Martin and Judy Levy
Ursula Sarah Weil and Martin Levy were from small towns in Germany separated by only 5 km. Both the Weil and Levy families attended synagogue in Borgentreich where the Weils lived. Martin had his bar mitzvah there. Martin came to Butler, Missouri in 1936, Ursula to New York in 1940, where they each began to remake themselves and their lives. When Martin’s parents, Solomon and Rosa Levy, immigrated to the US in 1941, they smuggled with them a several hundred year old torah; none of the synagogues in Kansas City needed the torah, so it was given to a congregation in Joplin, Missouri, where it still remains. Ursula’s parents, Carl and Selma Weil, perished during the Holocaust.
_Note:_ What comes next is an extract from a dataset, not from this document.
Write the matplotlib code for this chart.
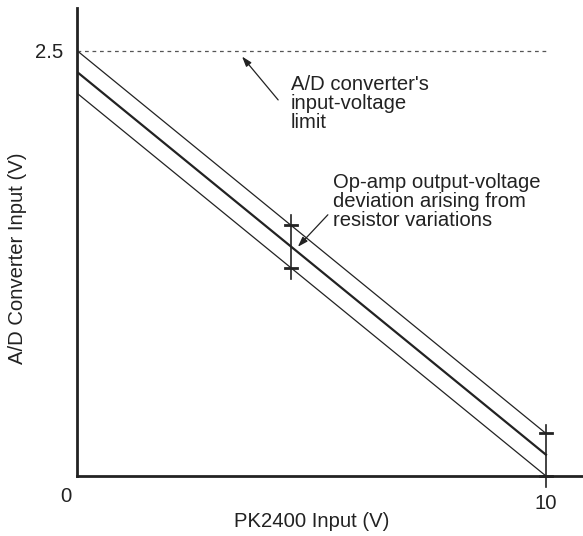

Ursula, renamed Judy, and Martin were married after World War II. They lived and worked in Butler amongst other family members who had similarly emigrated from Germany, raising two sons, Charles and Mark, and having three adored grandchildren, Benjamin, Alexander, and Rachel. During 62 years together, Judy and Martin always remembered their Jewish heritage, and how this identity forced them to flee their homeland. They worked hard at belonging, at being Americans. With no Jewish place of worship in Butler, Judy and Martin became long-standing members of B’nai Jehudah for remembering their background, respecting their families, and perpetuating their heritage.
In respect of their families and to honor this history while looking to the future Martin and Judy Levy provided for tributes within their final wishes to the Jewish Community and the Temple B’nai Jehudah of Kansas City. They would have liked to see these funds used for helping those in need, in remembrance of their hopeful spirit, as final mitzvahs.